Casi todos hemos visto las imágenes de los hechos del viernes 2 de octubre, el joven que cae al río Mapocho tras chocar con un carabinero, luego el muchacho inerte en el agua, la sangre fluyendo, la indolencia de la policía que lo mira y se retira con toda calma de lugar mientras un grupo de civiles desesperadamente le aplica los primeros auxilios.
Muchos lo vimos pero no todos igual; mientras parte importante de la población se escandalizaba, otro grupo no veía nada malo.

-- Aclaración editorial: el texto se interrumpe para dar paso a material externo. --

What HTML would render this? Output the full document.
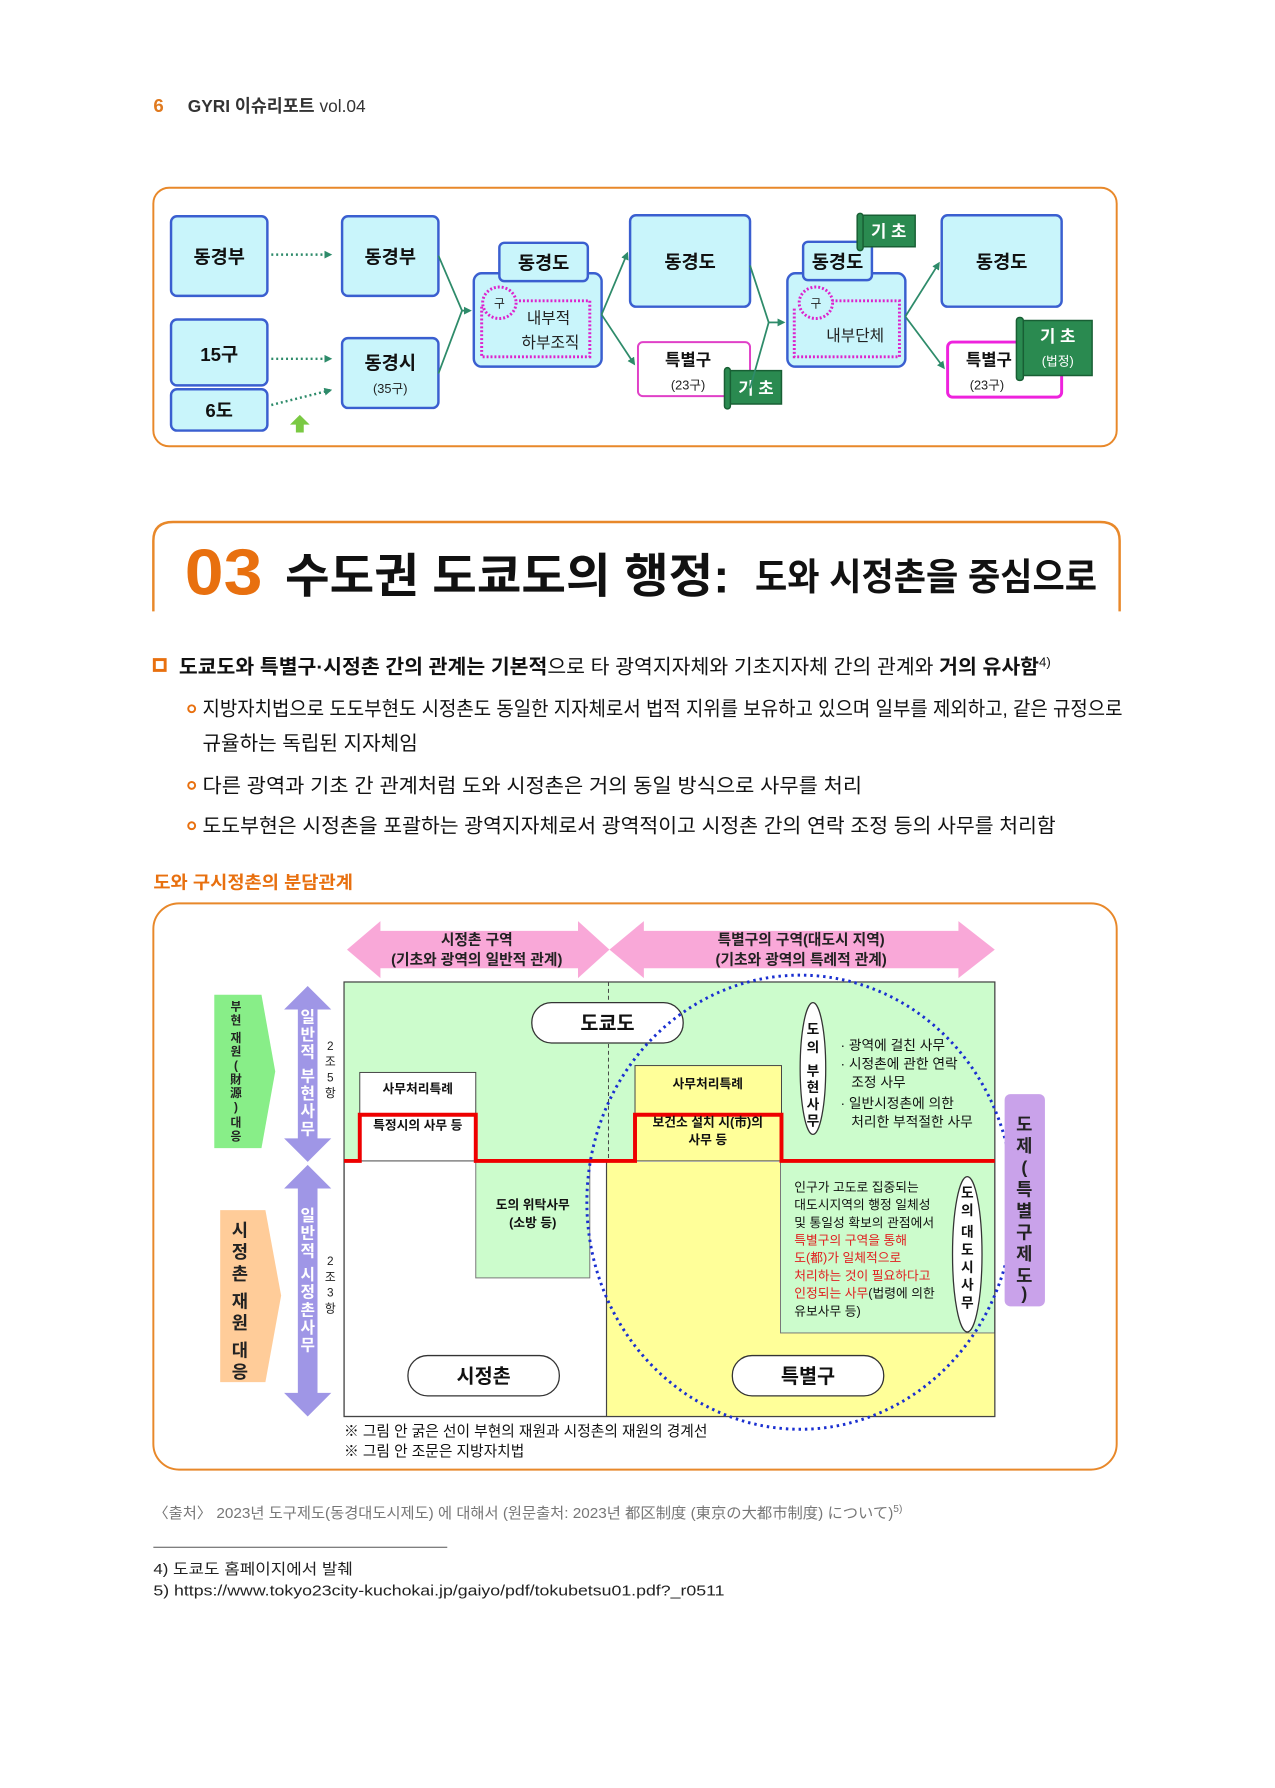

O les parecía un accidente o un castigo merecido para alguien que participaba en una manifestación no autorizada. Algo para celebrarlo. Conforme pasaban las horas aparecían videos de otros ángulos, más fotografías y declaraciones.
Pero no, parlamentarios, dirigentes y simpatizantes de derecha insistían que no se apreciaba nada reprochable en las imágenes, y hasta el día de hoy acusan una persecusión política por parte de fiscales y las fuerzas oscuras que siempre suelen mencionar (Soros, Venezuela, el FA y el PC, el millón de haitianos y los inmigrantes invasores) junto a chilenos mal intencionados.
Nuestro ojo capta las imágenes, pero es nuestro cerebro quien las interpreta.
El fanatismo ha cegado desde hace décadas a un sector de la política nacional, siendo incapaces de ver las atrocidades donde sí existen. Esta ceguera ha sido, en parte, la culpable de la crisis que vive nuestra sociedad, de ver la justicia en el abuso y la envidia en los deseos de equidad. De encontrar normal los abusos de poder, incluso como algo natural.
El día de mañana esperamos no ser nosotros los fanáticos que celebremos o veamos como algo positivo cualquier otra aberración, pero hoy por hoy la ceguera empecinada del poder y la derecha no son la solución al conflicto.
Seguirán apareciendo imágenes, seguramente nos toparemos con más fotografías y grabaciones de maltratos y abusos, y, al menos por un tiempo, el sector de los poderosos seguirá sin percibir cosa alguna, los ojos abiertos pero sin ver nada.